In the beginning, whole communities were wiped out overnight as the
Dead fled hospitals and field stations, wild and bloody, attacking all they came in contact with. The infection spread outwards like the ripple on a pond surface, their numbers increasing exponentially with every ripple. Then after the first few hours, they slowed like a spent wind-up toy, the speed in their limbs evaporating. They would still kill you if they got you cornered or outnumbered, but at least with these, you had a chance. If you kept calm, you could even walk right past them, their strained, tortured movements slow to react. Charlie thought it was because when the Infection first brought the Dead back, the brain was still fresh, with more or less normal motor control. Over time, this would deteriorate as the brain itself decayed. They had seen many of the infected Dead from the early days, who had been so exposed to the elements that their brain could only be little more than a soup in their skulls. Corpses in fields with parchment thin skin, unable to do little more than follow them with their dry filmy eyes, if they had them, would still let loose a faint deathly moan from their withered lungs. You were vigilant where you stepped through high grass. Each step you took a careful one, for ankles were just the right height for slow Dead mouths with death on their hungry, shrivelled lips.

People had given up trying to find out why the Dead had refused to stay dead.  As always, religion and science fought with each other, saying they knew best. A mutation of the Syphilis virus becoming air born and then staying dormant in the cranial fluids until deprived of oxygen had been quite popular for a while. But they had had their pick, ranging from bio-terrorism
to an extra-terrestrial bacteria, and of course, every Government under the sun was to blame. But at the end of the day, when the Dead were fighting over bloody organs ripped from a chest of someone you loved, the ‘whys’ didn’t really matter all that much. As always, the wrath of God argument came and went, but was never truly popular. In a world filled with such tragedy, no one liked to think they had been so completely abandoned and punished by the Divine. 

‘Thanks,’ Liz said, as she spooned the dark, golden honey over the porridge, ‘are you on patrol with me then?’

‘Yep, just you and me for the next six hours, walking the wall… Can’t wait,’ Alice said, reaching for her coat. 

Alice’s
favoured weapon was a metal baseball bat, which always seemed to be within arm’s reach, no matter where she was.

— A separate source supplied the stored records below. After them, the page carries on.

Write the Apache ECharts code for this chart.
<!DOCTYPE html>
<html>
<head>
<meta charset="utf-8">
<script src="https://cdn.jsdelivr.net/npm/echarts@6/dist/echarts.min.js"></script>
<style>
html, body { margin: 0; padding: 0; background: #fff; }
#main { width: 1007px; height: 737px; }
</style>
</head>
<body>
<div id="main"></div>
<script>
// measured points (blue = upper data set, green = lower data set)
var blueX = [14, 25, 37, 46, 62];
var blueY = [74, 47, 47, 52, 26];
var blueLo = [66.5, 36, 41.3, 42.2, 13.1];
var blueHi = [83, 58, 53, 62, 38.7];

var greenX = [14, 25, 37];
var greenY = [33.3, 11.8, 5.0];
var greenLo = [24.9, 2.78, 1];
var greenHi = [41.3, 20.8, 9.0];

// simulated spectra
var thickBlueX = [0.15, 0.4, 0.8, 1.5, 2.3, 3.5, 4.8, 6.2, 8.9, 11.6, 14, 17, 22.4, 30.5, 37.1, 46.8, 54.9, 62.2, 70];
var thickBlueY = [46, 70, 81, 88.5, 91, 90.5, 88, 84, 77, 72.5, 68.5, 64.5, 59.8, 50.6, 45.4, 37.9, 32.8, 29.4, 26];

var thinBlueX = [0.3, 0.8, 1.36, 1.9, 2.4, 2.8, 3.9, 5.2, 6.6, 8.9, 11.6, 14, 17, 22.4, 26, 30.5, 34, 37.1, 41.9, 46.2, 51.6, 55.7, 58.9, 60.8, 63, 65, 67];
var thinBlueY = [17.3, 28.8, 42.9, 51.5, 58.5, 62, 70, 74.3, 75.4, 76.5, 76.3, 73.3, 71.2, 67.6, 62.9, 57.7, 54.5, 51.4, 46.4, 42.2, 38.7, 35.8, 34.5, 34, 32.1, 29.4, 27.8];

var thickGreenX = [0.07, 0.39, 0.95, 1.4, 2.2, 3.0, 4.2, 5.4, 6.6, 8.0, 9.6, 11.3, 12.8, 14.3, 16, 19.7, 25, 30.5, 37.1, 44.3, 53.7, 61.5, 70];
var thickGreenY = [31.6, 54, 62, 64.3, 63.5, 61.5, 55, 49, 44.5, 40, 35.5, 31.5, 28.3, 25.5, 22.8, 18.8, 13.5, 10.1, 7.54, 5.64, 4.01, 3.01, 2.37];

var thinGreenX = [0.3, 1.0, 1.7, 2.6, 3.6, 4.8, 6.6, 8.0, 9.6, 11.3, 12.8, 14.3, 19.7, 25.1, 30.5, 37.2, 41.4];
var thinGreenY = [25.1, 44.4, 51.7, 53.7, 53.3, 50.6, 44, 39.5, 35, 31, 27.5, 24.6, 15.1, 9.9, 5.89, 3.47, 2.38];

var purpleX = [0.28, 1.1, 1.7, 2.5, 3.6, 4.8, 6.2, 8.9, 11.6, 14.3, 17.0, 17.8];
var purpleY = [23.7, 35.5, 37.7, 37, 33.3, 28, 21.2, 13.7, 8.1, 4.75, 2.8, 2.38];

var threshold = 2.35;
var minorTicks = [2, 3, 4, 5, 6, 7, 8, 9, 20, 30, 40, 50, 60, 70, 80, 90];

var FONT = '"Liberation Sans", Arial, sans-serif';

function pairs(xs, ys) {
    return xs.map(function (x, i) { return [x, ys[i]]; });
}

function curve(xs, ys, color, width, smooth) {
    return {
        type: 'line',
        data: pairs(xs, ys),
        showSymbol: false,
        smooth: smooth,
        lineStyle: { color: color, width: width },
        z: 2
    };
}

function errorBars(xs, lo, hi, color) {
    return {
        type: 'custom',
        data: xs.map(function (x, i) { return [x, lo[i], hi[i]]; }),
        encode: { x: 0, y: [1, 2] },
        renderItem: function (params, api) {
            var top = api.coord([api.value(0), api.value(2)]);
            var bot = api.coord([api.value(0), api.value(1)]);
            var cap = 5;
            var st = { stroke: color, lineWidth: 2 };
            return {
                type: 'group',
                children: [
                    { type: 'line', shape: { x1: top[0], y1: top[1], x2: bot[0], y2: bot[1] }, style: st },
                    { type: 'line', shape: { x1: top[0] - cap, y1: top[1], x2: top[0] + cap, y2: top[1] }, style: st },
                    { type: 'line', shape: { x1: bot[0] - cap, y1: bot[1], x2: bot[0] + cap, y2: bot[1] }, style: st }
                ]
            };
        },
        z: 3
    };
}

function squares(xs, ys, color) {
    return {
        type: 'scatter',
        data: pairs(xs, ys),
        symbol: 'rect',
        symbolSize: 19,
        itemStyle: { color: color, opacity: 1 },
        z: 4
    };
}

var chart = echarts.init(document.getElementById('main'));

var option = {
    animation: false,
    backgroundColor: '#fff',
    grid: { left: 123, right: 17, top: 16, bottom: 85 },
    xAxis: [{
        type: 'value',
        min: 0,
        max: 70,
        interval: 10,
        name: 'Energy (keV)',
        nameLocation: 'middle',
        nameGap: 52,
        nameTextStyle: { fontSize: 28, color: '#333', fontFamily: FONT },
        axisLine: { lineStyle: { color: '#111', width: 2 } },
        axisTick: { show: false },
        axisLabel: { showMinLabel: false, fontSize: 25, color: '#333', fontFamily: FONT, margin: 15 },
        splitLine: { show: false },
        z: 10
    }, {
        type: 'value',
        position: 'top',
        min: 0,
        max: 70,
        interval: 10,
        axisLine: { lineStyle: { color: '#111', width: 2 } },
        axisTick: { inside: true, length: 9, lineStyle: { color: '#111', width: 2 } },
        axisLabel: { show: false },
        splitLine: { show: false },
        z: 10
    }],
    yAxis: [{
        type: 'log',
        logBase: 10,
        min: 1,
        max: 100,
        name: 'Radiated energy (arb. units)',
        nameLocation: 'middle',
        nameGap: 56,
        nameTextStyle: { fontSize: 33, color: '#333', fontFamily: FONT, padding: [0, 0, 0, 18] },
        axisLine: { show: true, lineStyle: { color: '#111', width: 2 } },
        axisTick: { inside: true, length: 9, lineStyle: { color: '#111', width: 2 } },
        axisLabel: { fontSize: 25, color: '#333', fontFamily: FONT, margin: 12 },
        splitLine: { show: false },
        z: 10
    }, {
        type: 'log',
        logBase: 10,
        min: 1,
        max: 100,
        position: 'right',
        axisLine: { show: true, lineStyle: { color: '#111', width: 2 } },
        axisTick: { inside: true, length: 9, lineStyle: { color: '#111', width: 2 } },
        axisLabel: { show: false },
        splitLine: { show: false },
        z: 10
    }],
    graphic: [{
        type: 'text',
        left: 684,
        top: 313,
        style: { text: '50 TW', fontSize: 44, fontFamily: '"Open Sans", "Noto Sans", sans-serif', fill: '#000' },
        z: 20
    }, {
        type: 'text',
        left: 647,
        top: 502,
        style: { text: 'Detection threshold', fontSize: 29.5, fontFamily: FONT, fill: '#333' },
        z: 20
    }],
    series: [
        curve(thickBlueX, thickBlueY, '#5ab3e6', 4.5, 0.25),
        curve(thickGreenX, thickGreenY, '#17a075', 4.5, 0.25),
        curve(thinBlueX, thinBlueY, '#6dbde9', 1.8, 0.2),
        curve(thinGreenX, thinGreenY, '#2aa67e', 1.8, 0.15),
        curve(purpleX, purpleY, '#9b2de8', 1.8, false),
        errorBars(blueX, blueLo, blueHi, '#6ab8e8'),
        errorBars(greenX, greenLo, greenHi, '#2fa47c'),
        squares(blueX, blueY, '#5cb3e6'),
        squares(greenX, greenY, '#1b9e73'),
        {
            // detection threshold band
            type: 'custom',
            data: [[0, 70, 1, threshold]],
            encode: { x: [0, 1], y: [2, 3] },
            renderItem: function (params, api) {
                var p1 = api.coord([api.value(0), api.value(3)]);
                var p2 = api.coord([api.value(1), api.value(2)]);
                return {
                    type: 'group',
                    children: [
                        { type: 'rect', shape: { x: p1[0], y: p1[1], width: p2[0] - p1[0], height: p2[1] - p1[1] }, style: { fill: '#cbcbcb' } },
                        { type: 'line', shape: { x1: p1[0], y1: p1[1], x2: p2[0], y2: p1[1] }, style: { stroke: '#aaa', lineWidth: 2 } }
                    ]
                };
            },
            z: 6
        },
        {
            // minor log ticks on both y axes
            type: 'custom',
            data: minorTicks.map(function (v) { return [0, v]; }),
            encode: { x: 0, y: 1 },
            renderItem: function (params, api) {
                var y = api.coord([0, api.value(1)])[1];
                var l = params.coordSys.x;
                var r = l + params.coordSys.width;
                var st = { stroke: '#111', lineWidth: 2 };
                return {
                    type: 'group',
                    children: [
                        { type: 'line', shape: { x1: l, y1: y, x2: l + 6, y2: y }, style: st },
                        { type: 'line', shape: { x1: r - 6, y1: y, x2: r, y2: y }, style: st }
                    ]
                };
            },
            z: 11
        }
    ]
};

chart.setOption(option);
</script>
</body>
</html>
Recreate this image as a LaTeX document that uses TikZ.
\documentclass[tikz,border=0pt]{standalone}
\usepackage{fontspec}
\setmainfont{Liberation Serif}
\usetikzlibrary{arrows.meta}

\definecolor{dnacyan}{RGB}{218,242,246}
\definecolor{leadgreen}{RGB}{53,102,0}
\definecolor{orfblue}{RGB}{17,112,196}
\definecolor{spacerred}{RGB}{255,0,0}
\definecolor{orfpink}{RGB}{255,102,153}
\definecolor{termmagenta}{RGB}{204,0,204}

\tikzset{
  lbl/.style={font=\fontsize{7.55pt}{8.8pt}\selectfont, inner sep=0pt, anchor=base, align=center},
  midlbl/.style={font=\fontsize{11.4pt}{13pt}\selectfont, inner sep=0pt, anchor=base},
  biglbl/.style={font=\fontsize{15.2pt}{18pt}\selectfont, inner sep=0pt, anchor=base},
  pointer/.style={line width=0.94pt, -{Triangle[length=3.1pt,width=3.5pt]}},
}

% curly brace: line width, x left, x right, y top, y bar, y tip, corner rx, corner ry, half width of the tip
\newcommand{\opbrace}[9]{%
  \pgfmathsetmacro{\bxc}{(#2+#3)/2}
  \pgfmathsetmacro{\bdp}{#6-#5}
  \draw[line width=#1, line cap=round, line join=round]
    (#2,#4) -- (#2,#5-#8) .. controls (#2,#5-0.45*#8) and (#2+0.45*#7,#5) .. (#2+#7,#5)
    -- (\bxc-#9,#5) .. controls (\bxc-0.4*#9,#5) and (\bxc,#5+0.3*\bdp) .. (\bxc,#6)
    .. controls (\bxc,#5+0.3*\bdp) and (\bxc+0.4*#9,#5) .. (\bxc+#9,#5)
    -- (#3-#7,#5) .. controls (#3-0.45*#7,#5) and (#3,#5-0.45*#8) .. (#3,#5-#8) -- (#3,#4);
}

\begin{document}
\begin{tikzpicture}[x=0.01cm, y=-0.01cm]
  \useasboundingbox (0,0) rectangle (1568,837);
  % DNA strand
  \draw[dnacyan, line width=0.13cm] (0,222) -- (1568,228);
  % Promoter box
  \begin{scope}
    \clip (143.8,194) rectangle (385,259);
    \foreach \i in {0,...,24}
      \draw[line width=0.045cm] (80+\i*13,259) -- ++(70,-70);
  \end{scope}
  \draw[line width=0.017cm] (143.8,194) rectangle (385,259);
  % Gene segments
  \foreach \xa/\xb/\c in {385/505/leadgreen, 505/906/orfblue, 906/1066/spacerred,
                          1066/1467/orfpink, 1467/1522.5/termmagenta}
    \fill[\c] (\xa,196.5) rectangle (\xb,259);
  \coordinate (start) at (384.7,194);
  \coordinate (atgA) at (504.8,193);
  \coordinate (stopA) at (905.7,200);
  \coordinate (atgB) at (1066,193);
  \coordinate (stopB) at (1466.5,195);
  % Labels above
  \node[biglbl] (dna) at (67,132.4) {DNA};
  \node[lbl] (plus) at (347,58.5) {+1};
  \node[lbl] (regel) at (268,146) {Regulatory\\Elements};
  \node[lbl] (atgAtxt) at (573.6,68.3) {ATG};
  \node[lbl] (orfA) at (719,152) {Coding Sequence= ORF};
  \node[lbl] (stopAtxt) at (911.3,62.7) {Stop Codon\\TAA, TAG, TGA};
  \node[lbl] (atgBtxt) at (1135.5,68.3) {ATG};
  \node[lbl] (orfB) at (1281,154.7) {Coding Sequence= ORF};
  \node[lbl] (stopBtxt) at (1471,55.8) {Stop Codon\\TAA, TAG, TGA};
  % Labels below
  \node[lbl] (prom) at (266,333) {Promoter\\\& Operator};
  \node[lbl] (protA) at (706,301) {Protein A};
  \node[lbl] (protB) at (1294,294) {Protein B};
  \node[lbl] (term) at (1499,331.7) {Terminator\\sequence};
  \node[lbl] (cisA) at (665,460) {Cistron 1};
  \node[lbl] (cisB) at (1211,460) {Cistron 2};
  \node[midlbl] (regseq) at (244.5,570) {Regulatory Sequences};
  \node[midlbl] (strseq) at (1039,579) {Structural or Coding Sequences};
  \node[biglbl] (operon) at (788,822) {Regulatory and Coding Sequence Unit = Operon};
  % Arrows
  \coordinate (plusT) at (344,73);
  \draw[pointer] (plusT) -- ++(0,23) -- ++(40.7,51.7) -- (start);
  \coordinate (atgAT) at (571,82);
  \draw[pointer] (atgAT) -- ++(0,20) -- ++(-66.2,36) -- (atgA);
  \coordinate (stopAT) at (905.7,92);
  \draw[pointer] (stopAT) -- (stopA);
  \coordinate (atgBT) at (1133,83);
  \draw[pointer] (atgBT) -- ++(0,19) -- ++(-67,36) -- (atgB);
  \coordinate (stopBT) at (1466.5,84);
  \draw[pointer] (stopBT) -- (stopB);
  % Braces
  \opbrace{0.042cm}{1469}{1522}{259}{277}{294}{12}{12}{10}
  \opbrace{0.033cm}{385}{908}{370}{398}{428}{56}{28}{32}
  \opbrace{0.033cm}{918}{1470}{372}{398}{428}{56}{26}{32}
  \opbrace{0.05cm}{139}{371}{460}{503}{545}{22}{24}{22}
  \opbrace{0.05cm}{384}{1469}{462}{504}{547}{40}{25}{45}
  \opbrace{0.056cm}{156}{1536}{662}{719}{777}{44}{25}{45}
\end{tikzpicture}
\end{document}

‘Come on, we might as well get going,’ she continued picking up her bat, as Liz finished off the last of her warming porridge.

‘Thanks, Sister Rebecca, lovely as always,’ Liz said, handing back the now empty bowl with a smile.

‘You’re welcome, dear. Now off you two go. I tell you, I always feel safer when you two girls are watching out for us on the walkway. Damian and Sally are up there at the moment, and I think they’re more interested in each other than if the Dead are pawing the walls,’ the Nun said, rolling her eyes. ‘You should have seen the love bites on her neck this morning. You’d have thought the Dead had been at her already.’

Sister Rebecca had a surprising talent for gossip for a woman who had spent a good portion of her life in a convent, but there was no malice behind it.

Damian had joined their small community six months ago, making his attraction for Sally quite obvious. With Damian only twenty-two and Sally in her late forties, they were a bit of an odd couple. They had taken solace in each other’s arms, despite the age difference. Of course, Liz couldn’t blame them, but she wished they could show more control when other people’s lives were on the line. Liz had found similar comfort with Imran. His soft touch and dark sensitive eyes had calmed her in a way she never thought possible. She loved the secret moments they stole together. Their love making brought joy into a life of tragedy and struggle, even if just for a short while.

‘Okay then, let’s go and see what’s happening in the big, bad world,’ Liz said, following Alice out of the Kitchen.